I work for a great company, I really do. Sure we have our problems (like just coming out of the developer stone age), but overall I work with smart, friendly people who are passionate about what they do. One of the things that always bugged me though was the lack of any sort of caching in our CMS. Most times it’s not needed, but when an operation takes about 100 queries or so to finish, then it’s time to start caching.
Since I’m a bit of an efficiency freak, I thought I would take a crack at writing a flexible caching module that is easy for our developers to use. So what do “easy” and “flexible” mean? To be “easy”, the caching module must be usable by even a novice developer and have a limited number of options. For instance, I ended up deciding that we really only need two public methods, and one public property.
- $cache->exists – If “$cache” is a cache object, calling exists checks to see if the cached object already exists in the database. It also checks to see if it’s expired or not. If it’s expired or non-existent, it returns false. It returns true if the cached object exists and is up to date.
- $cache->put($val) – This is how you store something in cache. It can be any type of serializable PHP object. So basically, resource types are off limits but objects, arrays, variables, entire web pages, etc. can be used.
- $cache->get() – This fetches the object stored in the cache. It handles the re-serialization of it as well, so it really makes things pretty idiot proof.
What about flexible? Well, by that I mean we need to be able to transparently implement several different types of caching. Since we’re just crawling out of the dark ages, I opted to implement a fallback caching mechanism. Here’s how it works.
- The programmer defines a variable in our settings area to be which caching option he/she wants to use. Options are memcached, file, mysql.
- If the setting isn’t defined, we try memcached by default. This is by far the best caching system to use, so it makes sense to try it first.
- If memcached fails, we go to a database caching schema. While not nearly as good as using memcached, it’s possible it could save you tons of queries on your database.
- If the user chooses file caching, we do that.

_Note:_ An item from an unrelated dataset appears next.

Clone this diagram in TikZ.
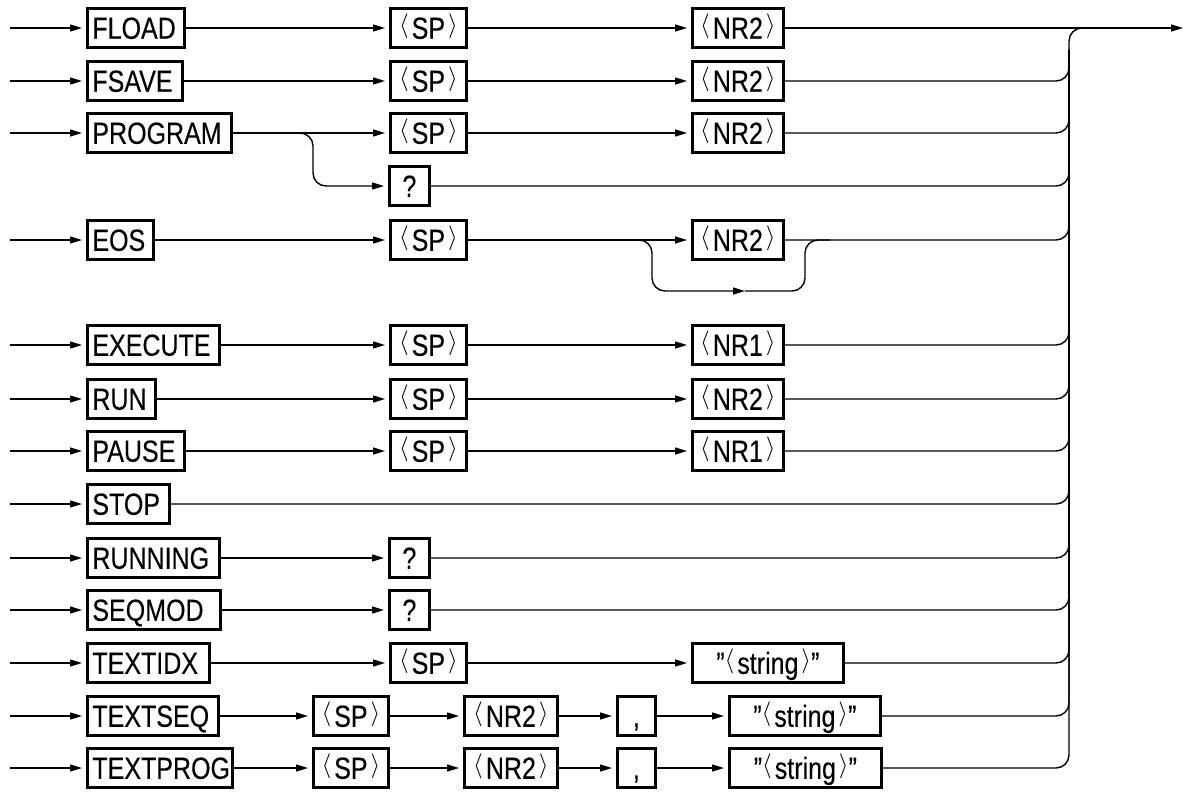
\documentclass[tikz,border=0pt]{standalone}
\usepackage{fontspec}
\setmainfont{Liberation Sans}[FakeStretch=0.82,FakeBold=0.2]
\usetikzlibrary{arrows.meta}
\newcommand\LA{\raisebox{6pt}{\fontsize{24.88}{25}\selectfont$\langle$}\kern3pt}
\newcommand\RA{\kern3pt\raisebox{6pt}{\fontsize{24.88}{25}\selectfont$\rangle$}}
\begin{document}
\begin{tikzpicture}[x=1pt,y=-1pt,line width=1.4pt,
  kw/.style={draw,line width=2.8pt,anchor=west,minimum height=39pt,inner xsep=5pt,inner ysep=0pt,
    text height=21.5pt,text depth=0pt,align=left,font=\fontsize{30.5}{31}\selectfont},
  bx/.style={draw,line width=2.8pt,anchor=west,minimum height=39pt,inner sep=0pt,
    text height=21.5pt,text depth=0pt,font=\fontsize{30.5}{31}\selectfont},
  tip/.style={-{Triangle[length=12pt,width=7pt]}},
  arr/.style={tip,shorten >=4pt},
  rc/.style={rounded corners=13pt}]
\useasboundingbox (0,0) rectangle (1184,792);
% row 1
\node[kw,text width=87pt] (fload) at (86,28) {FLOAD};
\node[bx,minimum width=76pt] (sp1) at (389,28) {\LA SP\RA};
\node[bx,minimum width=91pt] (nr1) at (691,28) {\LA NR2\RA};
% row 2
\node[kw,text width=85pt] (fsave) at (86,81) {FSAVE};
\node[bx,minimum width=76pt] (sp2) at (389,81) {\LA SP\RA};
\node[bx,minimum width=91pt] (nr2) at (691,81) {\LA NR2\RA};
% row 3
\node[kw,text width=134pt] (prog) at (86,133) {PROGRAM};
\node[bx,minimum width=76pt] (sp3) at (389,133) {\LA SP\RA};
\node[bx,minimum width=91pt] (nr3) at (691,133) {\LA NR2\RA};
% row 4
\node[bx,minimum width=40pt] (q4) at (388,186) {?};
% row 5
\node[kw,text width=56pt] (eos) at (86,240) {EOS};
\node[bx,minimum width=76pt] (sp5) at (389,240) {\LA SP\RA};
\node[bx,minimum width=91pt] (nr5) at (691,240) {\LA NR2\RA};
% row 6
\node[kw,text width=122pt] (exec) at (86,345) {EXECUTE};
\node[bx,minimum width=76pt] (sp6) at (389,345) {\LA SP\RA};
\node[bx,minimum width=91pt] (nr6) at (691,345) {\LA NR1\RA};
% row 7
\node[kw,text width=58pt] (run) at (86,399) {RUN};
\node[bx,minimum width=76pt] (sp7) at (389,399) {\LA SP\RA};
\node[bx,minimum width=91pt] (nr7) at (691,399) {\LA NR2\RA};
% row 8
\node[kw,text width=87pt] (pause) at (86,451) {PAUSE};
\node[bx,minimum width=76pt] (sp8) at (389,451) {\LA SP\RA};
\node[bx,minimum width=91pt] (nr8) at (691,451) {\LA NR1\RA};
% row 9
\node[kw,text width=72pt] (stop) at (86,504) {STOP};
% row 10
\node[kw,text width=122pt] (running) at (86,558) {RUNNING};
\node[bx,minimum width=40pt] (q10) at (388,558) {?};
% row 11
\node[kw,text width=123pt] (seqmod) at (86,610) {SEQMOD};
\node[bx,minimum width=40pt] (q11) at (388,610) {?};
% row 12
\node[kw,text width=112pt] (textidx) at (86,663) {TEXTIDX};
\node[bx,minimum width=76pt] (sp12) at (389,663) {\LA SP\RA};
\node[bx,minimum width=151pt] (str12) at (691,663) {”\LA string\RA”};
% row 13
\node[kw,text width=121pt] (textseq) at (86,716) {TEXTSEQ};
\node[bx,minimum width=75pt] (sp13) at (312,716) {\LA SP\RA};
\node[bx,minimum width=93pt] (nr13) at (463,716) {\LA NR2\RA};
\node[bx,minimum width=38pt] (c13) at (616,716) {,};
\node[bx,minimum width=151pt] (str13) at (728,716) {”\LA string\RA”};
% row 14
\node[kw,text width=135pt] (textprog) at (86,768) {TEXTPROG};
\node[bx,minimum width=75pt] (sp14) at (312,768) {\LA SP\RA};
\node[bx,minimum width=93pt] (nr14) at (463,768) {\LA NR2\RA};
\node[bx,minimum width=38pt] (c14) at (616,768) {,};
\node[bx,minimum width=152pt] (str14) at (728,768) {”\LA string\RA”};
% coordinates
\coordinate (out) at (1183,28);
\coordinate (m) at (1069,28);
\coordinate (mv) at (1069,50);
\coordinate (mr) at (1100,28);
\coordinate (pb) at (313,160);
\coordinate (eb) at (652,265);
\coordinate (ea) at (745,291);
\coordinate (ec) at (805,265);
\coordinate (ed) at (830,240);
% entry arrows
\foreach \n in {fload,fsave,prog,eos,exec,run,pause,stop,running,seqmod,textidx,textseq,textprog}{
  \path (\n.west) ++(-76,0) coordinate (e-\n);
  \draw[arr] (e-\n) -- (\n.west);
}
% rows with SP and NR
\foreach \a/\b/\c in {fload/sp1/nr1,fsave/sp2/nr2,prog/sp3/nr3,eos/sp5/nr5,exec/sp6/nr6,run/sp7/nr7,pause/sp8/nr8,textidx/sp12/str12}{
  \draw[arr] (\a.east) -- (\b.west);
  \draw[arr] (\b.east) -- (\c.west);
}
\draw[arr] (running.east) -- (q10.west);
\draw[arr] (seqmod.east) -- (q11.west);
\foreach \a/\b/\c/\d/\e in {textseq/sp13/nr13/c13/str13,textprog/sp14/nr14/c14/str14}{
  \draw[arr] (\a.east) -- (\b.west);
  \draw[arr] (\b.east) -- (\c.west);
  \draw[arr] (\c.east) -- (\d.west);
  \draw[arr] (\d.east) -- (\e.west);
}
% PROGRAM branch
\draw[rc,arr] (prog.east) -| (pb) |- (q4.west);
% EOS bypass
\draw[rc,tip] (sp5.east) -| (eb) |- (ea);
\draw[rc] (ea) -| (ec) |- (ed);
% output
\draw[tip] (nr1.east) -- (out);
\draw[rc] (str14.east) -| (m) -- (mr);
\foreach \n in {nr2,nr3,q4,nr5,nr6,nr7,nr8,stop,q10,q11,str12,str13}{
  \draw[rc] (\n.east) -| (mv);
}
\end{tikzpicture}
\end{document}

It’s a pretty bad idea to use in most cases, but may still have it’s uses.
So why did it come this? It’s not that we host terribly high-volume sites, but that our CMS is super slow. A full-on page will take about 4 seconds to load to your screen completely, and that’s running local on the network. One of the main problems is that we use output bufferring extensively. The ENTIRE FRIGGIN PAGE is buffered. This has 3 side effects:
- Slight performance loss due to bufferring.
- Apparent page load time sucks because the browser has to wait for the entire page to be generated before getting output.
- Development is super easy because you don’t ever have to worry about output being sent before doing a call like “header()”.
We can’t remove output buffering unfortunately. It’s at the very core of our CMS and development practices, so it just won’t work. To get the load time to generate the page as low as possible, I decided that caching was needed.
So what sort of problems do we run in to with this caching module? Glad you asked! Many of the problems aren’t specific to this caching module, but to caching in general. The quick list:
- If the original query wasn’t complicated, it’s not worth storing the results. The number of queries the caching module does in MySQL mode is 3. If your initial query was less than that, or not a super-complex-mega-join, it’s not worth using. This caveat goes away in memcached mode.
- Smart naming and design. You have to be very careful out what you cache, and when. Remember, page content and queries probably change when a user is logged in or on a different device. Just things to keep in mind.
- Getting developers to use it. Not everyone likes to learn, let alone change their habits. The biggest barrier to this is getting people to use it. Some people don’t care about efficiency either (sad, I know), but at least our system administrator thanks me.
The caching module seems to work pretty well too. On one particularly SQL heavy page, I reduced page load time from 14 seconds (ridiculous) to just under 6 seconds (still bad, but getting better).
That’s it for now. Any questions or comments are welcome.